Debate on the Motion for the Second Reading resumed (according to Order).


My Lords, I should like to call attention to a new clause in this Bill which did not appear in the Bill which was presented to us last year. I refer to Clause 2, which provides that no person under the age of 18 years shall be employed about the business of a shop for a longer period than 74 hours, inclusive of meal times, in any one week. The fact that this is inclusive of meal times does not get rid of the difficulty. Meal times generally mean an hour for dinner and half-an-hour for tea, which at the outside is 8 hours a week. Therefore these young persons might be employed for 66 hours, or for nearly 13 hours a day, at the will of the employer. I cannot think that that is intended. It must be remembered that one of the six days is only a half-day. Therefore the young person might be employed for 66 hours during the 5, working days. There is another reason why this provision should not be agreed to—namely, that there will be a tendency for employers to work up to the maximum; the maximum of hours will be what will be demanded, and the minimum will be the exception. Again, I do not know of any shop that would be open so long. A shop is usually open from 8 o'clock in the morning until 8 o'clock in the evening, but under the clause in question these young persons might be compulsorily kept at the shop several hours longer during the week, at the will of the employer, and it seems to me that it is of no use to the employer to have them there at a time when the shop is not, likely to be open. I should like to ask what reason there is for this new clause and why such a long period of employment is allowed.

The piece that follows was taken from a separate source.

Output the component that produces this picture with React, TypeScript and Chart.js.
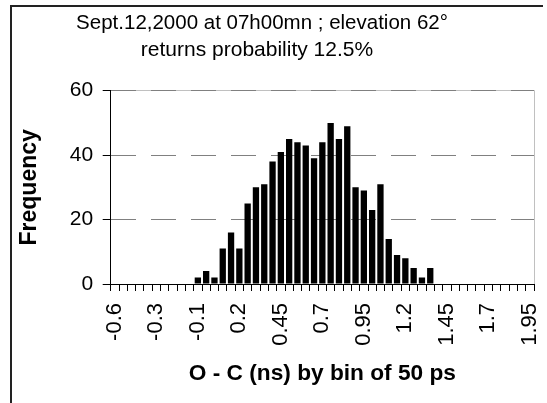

I would remind the noble Lord that this is a Consolidation Bill. We do not in any part of the Bill alter the law as it at present stands. This clause is taken verbatim from the Act of 1892. We have no power in a purely Consolidation Bill to make any amendment in the law.


I should like to ask the noble Lord a question concerning one point in the Bill. I refer to Clause 4, which enacts that every shop must be closed not later than 1 o'clock in the afternoon on one week-day in every week. If your Lordships refer to Clause 10 you will find that the expression "shop" includes any premises where any retail trade or business is carried on, and the expression "retail trade or business" is interpreted as including the sale of refreshments or intoxicating liquors. The effect of that is that restaurants will come under the closing order mentioned in Clause 4. I quite agree that the object of giving a half-holiday every week is a good one, but in the case of restaurants the provision is extremely hard because some of the employés—cooks and others—do not go to business until midday. Therefore the provision in the Bill means that the restaurant employer will have to pay a whole day's wages for one hour's work. Perhaps the noble Lord in charge of the Bill will look into that point before the Committee Stage.


My Lords, I should like to explain that this is purely a consolidating Bill and does not alter the law. There has been a custom during the past five or six years, which I am glad to say has been encouraged by both Houses of Parliament, of selecting branches of the law in order to put the law in an intelligible shape by means of consolidation or codification Bills. The law in regard to shops is not altered a jot or title by this Bill, which merely states in a single Statute what the law is, without obliging people to look through law books and successive Statutes to ascertain the law. This Bill will be referred to a strongly composed Joint Committee on which the legal element will be well represented. I have, at the request of the Joint Committee, presided over their proceedings during the last few years, and our constant endeavour has been to prevent any alteration in the law at all. If, however, there is any alteration in a small matter, it is necessary that we should report it and lay our Report before both Houses of Parliament before the Bill reaches a further stage. If on such a Bill as this we are to have a discussion on the merits of the law as it is, we shall have to abandon the practice of consolidation which has been so successful during recent years. It is only by their being treated as Consolidation Bills that we get the necessary facilities for them in both Houses of Parliament. This is, I repeat, a purely consolidation Bill. Therefore I hope the noble Earl will not think us disrespectful if we say that we really are not discussing the merits of what the law is.


I entirely agree with what the noble and learned Earl on the Woolsack has said. But I would point out to the noble Earl, Lord Galloway, that he is mistaken in his interpretation of the provision to which he called attention, for if he will read subsection (6) of Clause 4 he will find that certain trades and businesses are exempted, and if he examines the Bill further he will find that restaurants are one of the businesses which are so exempted.

On Question, Bill read 2a.


It was my intention to move that this Bill be referred to the Joint Committee on Consolidation Bills, but so far we have had no reply from the other House to the Message sent down communicating the Resolution of this House for the setting up of a Joint Committee for the present session and desiring their concurrence. I understand that there is no objection to the setting up of a Joint Committee, and the success which has attended these Joint Committees in the past is a proof, I think, that when we receive the reply from the other House we cannot do better than refer this Bill to such a Committee.